Thanks for testing it and for providing the problem report link. I'll submit PR there.


----------



## derekschrock (Mar 25, 2013)

It might be better to explain what you're trying to do with that regex.  libpcre is calling match() ~8000 times. Are you trying to remove HTML comments over multiple lines that might have !'s in them?


----------



## Anonymous (Mar 25, 2013)

derekschrock said:
			
		

> It might be better to explain what you're trying to do with that regex.  libpcre is calling match() ~8000 times.
> Are you trying to remove HTML comments over multiple lines that might have !'s in them?



Of course, it is always good to optimize your code, and ask yourself whether it can be done better in a different way. 

However, this is definitely not better, compared to helping (by sending a PR) resolving a crasher in libpcre. If libpcre finds it too boring to call 8000 times match(), then it should stop with a human readable error message and not with a segmentation fault, which btw. may constitute a vector for remote attacks.
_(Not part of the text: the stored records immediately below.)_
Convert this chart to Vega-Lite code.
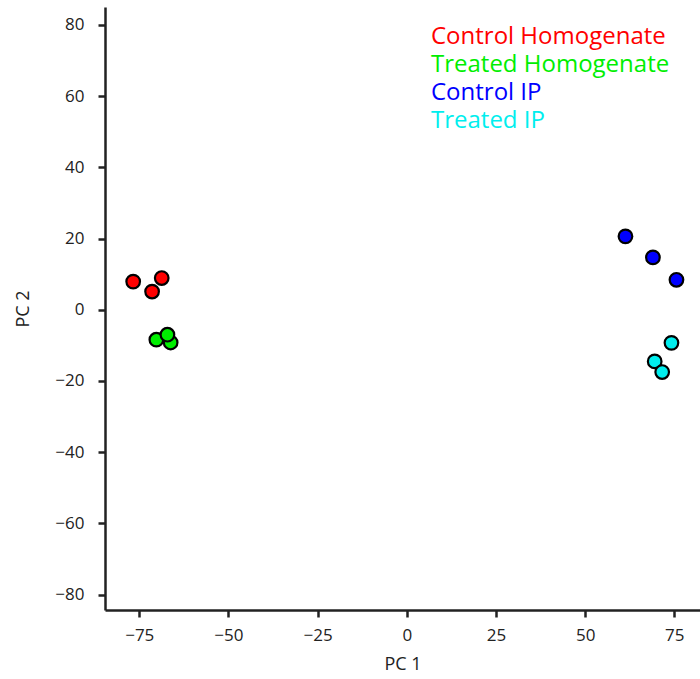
{
  "$schema": "https://vega.github.io/schema/vega-lite/v6.json",
  "width": 595,
  "height": 603,
  "autosize": {"type": "none"},
  "padding": {"left": 105, "top": 7, "right": 0, "bottom": 69},
  "background": "white",
  "config": {
    "view": {"stroke": null},
    "font": "Open Sans"
  },
  "data": {
    "values": [
      {"group": "Control Homogenate", "PC1": -76.7, "PC2": 7.9},
      {"group": "Control Homogenate", "PC1": -71.4, "PC2": 5.1},
      {"group": "Control Homogenate", "PC1": -68.7, "PC2": 8.9},
      {"group": "Treated Homogenate", "PC1": -70.2, "PC2": -8.4},
      {"group": "Treated Homogenate", "PC1": -66.2, "PC2": -9.2},
      {"group": "Treated Homogenate", "PC1": -67.1, "PC2": -7.0},
      {"group": "Control IP", "PC1": 61.3, "PC2": 20.6},
      {"group": "Control IP", "PC1": 69.0, "PC2": 14.7},
      {"group": "Control IP", "PC1": 75.6, "PC2": 8.4},
      {"group": "Treated IP", "PC1": 74.2, "PC2": -9.3},
      {"group": "Treated IP", "PC1": 69.5, "PC2": -14.5},
      {"group": "Treated IP", "PC1": 71.6, "PC2": -17.5}
    ]
  },
  "mark": {"type": "point", "filled": true, "size": 185, "stroke": "black", "strokeWidth": 2.2, "opacity": 1, "strokeOpacity": 1},
  "encoding": {
    "x": {
      "field": "PC1", "type": "quantitative",
      "scale": {"domain": [-84.6, 82.2], "nice": false, "zero": false},
      "axis": {
        "title": "PC 1", "values": [-75, -50, -25, 0, 25, 50, 75],
        "grid": false, "domainColor": "#222", "domainWidth": 2.5,
        "tickColor": "#222", "tickWidth": 2.5, "tickSize": 7,
        "labelFontSize": 17, "labelColor": "#222", "labelPadding": 10,
        "titleFontSize": 18, "titleFontWeight": "normal", "titleColor": "#222", "titlePadding": 12
      }
    },
    "y": {
      "field": "PC2", "type": "quantitative",
      "scale": {"domain": [-84.3, 85], "nice": false, "zero": false},
      "axis": {
        "title": "PC 2", "values": [-80, -60, -40, -20, 0, 20, 40, 60, 80],
        "grid": false, "domainColor": "#222", "domainWidth": 2.5,
        "tickColor": "#222", "tickWidth": 2.5, "tickSize": 7,
        "labelFontSize": 17, "labelColor": "#222", "labelPadding": 14,
        "titleFontSize": 18, "titleFontWeight": "normal", "titleColor": "#222", "titlePadding": 22
      }
    },
    "fill": {
      "field": "group", "type": "nominal",
      "scale": {
        "domain": ["Control Homogenate", "Treated Homogenate", "Control IP", "Treated IP"],
        "range": ["#ff0000", "#00ee00", "#0000ff", "#00eeee"]
      },
      "legend": {
        "title": null, "orient": "none", "legendX": 302, "legendY": 18,
        "symbolSize": 0, "symbolStrokeWidth": 0, "symbolOpacity": 0,
        "labelFontSize": 24, "labelOffset": 0, "rowPadding": 4,
        "labelLimit": 400,
        "labelColor": {"expr": "scale('fill', datum.value)"}
      }
    }
  }
}
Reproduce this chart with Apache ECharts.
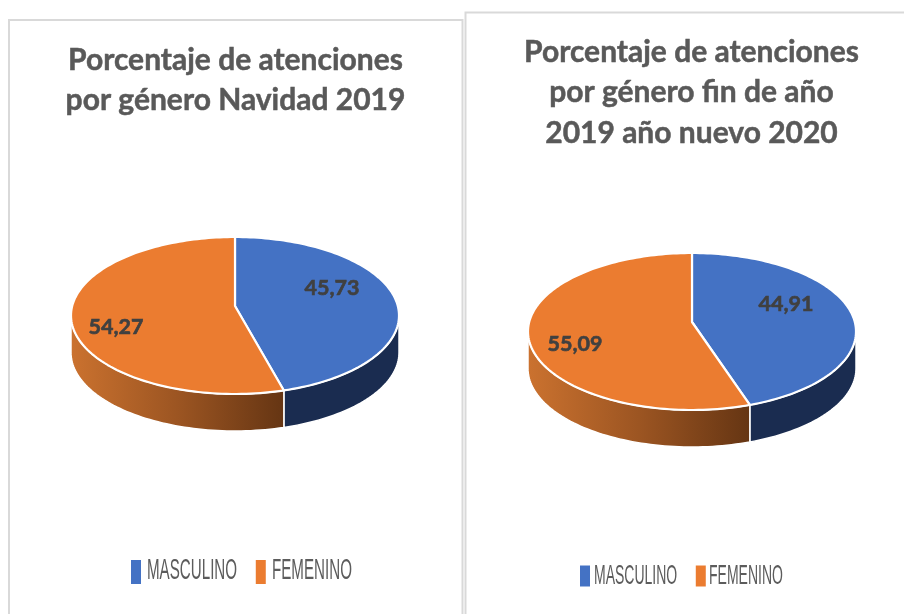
<!DOCTYPE html>
<html>
<head>
<meta charset="utf-8">
<style>html,body{margin:0;padding:0;background:#fff}#c{width:904px;height:614px}</style>
<script src="https://cdn.jsdelivr.net/npm/echarts@6/dist/echarts.min.js"></script>
</head>
<body>
<div id="c"></div>
<script>
var categories = ['MASCULINO', 'FEMENINO'];
var navidadValues = [45.73, 54.27];
var finDeAnoValues = [44.91, 55.09];
var navidadTitle = 'Porcentaje de atenciones\npor género Navidad 2019';
var finDeAnoTitle = 'Porcentaje de atenciones\npor género fin de año\n2019 año nuevo 2020';

var topColors = ['#4472C4', '#EB7C30'];
var pies = [
  {values: navidadValues, cx: 235, cy: 315.5, labels: [[332, 288], [116, 327]]},
  {values: finDeAnoValues, cx: 692, cy: 331.5, labels: [[786, 304], [575, 344]]}
];
var RX = 162.8, RY = 78.5, LIFT = -9.5, PERSP = -0.121, DEPTH = 37;
var WALL_FROM = 97, WALL_TO = 263;

function project(pie, deg, r) {
  var t = deg * Math.PI / 180;
  var v = -Math.cos(t) * r;
  var w = 1 + PERSP * v;
  return [pie.cx + RX * r * Math.sin(t) / w, pie.cy + (RY * v + LIFT) / w];
}
function arc(pie, a, b) {
  var pts = [], n = Math.max(2, Math.ceil(Math.abs(b - a) / 1.5));
  for (var i = 0; i <= n; i++) pts.push(project(pie, a + (b - a) * i / n, 1));
  return pts;
}
function sliceRender(pieIndex, sliceIndex) {
  return function (params, api) {
    var pie = pies[pieIndex];
    var total = pie.values.reduce(function (s, x) { return s + x; }, 0);
    var before = pie.values.slice(0, sliceIndex).reduce(function (s, x) { return s + x; }, 0);
    var value = api.value(0);
    var a = before / total * 360, b = a + value / total * 360;
    var children = [];
    var wa = Math.max(a, WALL_FROM), wb = Math.min(b, WALL_TO);
    if (wb > wa) {
      var upper = arc(pie, wa, wb);
      var lower = upper.map(function (p) { return [p[0], p[1] + DEPTH]; }).reverse();
      children.push({
        type: 'polygon',
        shape: {points: upper.concat(lower)},
        style: {
          fill: sliceIndex === 0 ? '#1A2C50' : {
            type: 'linear', x: 0, y: 0, x2: 1, y2: 0,
            colorStops: [{offset: 0, color: '#CB722F'}, {offset: 0.5, color: '#9C5522'}, {offset: 1, color: '#653513'}]
          },
          stroke: '#fff', lineWidth: 1.5
        }
      });
    }
    children.push({
      type: 'polygon',
      shape: {points: [project(pie, 0, 0)].concat(arc(pie, a, b))},
      style: {fill: topColors[sliceIndex], stroke: '#fff', lineWidth: 2.2, lineJoin: 'round'}
    });
    children.push({
      type: 'text',
      style: {
        text: String(value).replace('.', ','),
        x: pie.labels[sliceIndex][0], y: pie.labels[sliceIndex][1],
        align: 'center', verticalAlign: 'middle',
        font: 'bold 21.5px Lato, "Open Sans", sans-serif', fill: '#404040',
        stroke: '#404040', lineWidth: 0.6
      }
    });
    return {type: 'group', children: children};
  };
}

var series = [];
pies.forEach(function (pie, pi) {
  categories.forEach(function (name, si) {
    series.push({
      type: 'custom', name: name, coordinateSystem: 'none',
      itemStyle: {color: topColors[si]},
      data: [[pie.values[si]]],
      renderItem: sliceRender(pi, si),
      silent: true, animation: false
    });
  });
});

function legend(left, top, h, gap) {
  return {
    left: left, top: top, orient: 'horizontal', icon: 'rect', selectedMode: false,
    itemWidth: 10, itemHeight: h, itemGap: gap, padding: 0,
    data: categories,
    formatter: function () { return ' '; },
    textStyle: {fontSize: 10, color: '#595959'}
  };
}
function legendText(name, x, y, size, scaleX) {
  return {
    type: 'text', x: x, y: y, scaleX: scaleX, silent: true,
    style: {text: name, font: size + 'px "Liberation Sans", sans-serif', fill: '#5c5c5c', verticalAlign: 'middle', align: 'left'}
  };
}
function title(text, x, y) {
  return {
    text: text, left: x, top: y, textAlign: 'center', padding: 0,
    textStyle: {fontFamily: 'Lato, "Open Sans", sans-serif', fontWeight: 'bold', fontSize: 30, lineHeight: 40.5, color: '#595959',
      textBorderColor: '#595959', textBorderWidth: 0.5}
  };
}

var chart = echarts.init(document.getElementById('c'), null, {renderer: 'canvas'});
chart.setOption({
  backgroundColor: '#fff',
  animation: false,
  title: [title(navidadTitle, 235.5, 40), title(finDeAnoTitle, 691.5, 32)],
  legend: [legend(131, 560, 24, 107), legend(580, 565.5, 21, 98)],
  graphic: [
    {type: 'rect', shape: {x: 9, y: 20, width: 453.5, height: 620}, style: {fill: 'none', stroke: '#d9d9d9', lineWidth: 2}, silent: true, z: -1},
    {type: 'rect', shape: {x: 465.5, y: 12.5, width: 480, height: 640}, style: {fill: 'none', stroke: '#d9d9d9', lineWidth: 2}, silent: true, z: -1},
    legendText(categories[0], 147, 571, 30, 0.505),
    legendText(categories[1], 272, 571, 30, 0.505),
    legendText(categories[0], 594, 576, 28, 0.5),
    legendText(categories[1], 709, 576, 28, 0.5)
  ],
  series: series
});
</script>
</body>
</html>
The crasher should be fixed. Code optimization is another story.


----------



## turbo (Mar 25, 2013)

@derekschrock, I couldn't explain it better than @rolfheinrich. I certainly could approach the comment removal in a different way, but this code is just an example to reproduce the issue.

It took me some time to identify what was causing the PHP 5.4 process to die in relation to the executed PHP code as it was a rare occasional crash, and it is not just that particular regular expression, but other calls to preg_replace_callback in different scripts that run in a particular server which work perfectly fine with PHP 5.3.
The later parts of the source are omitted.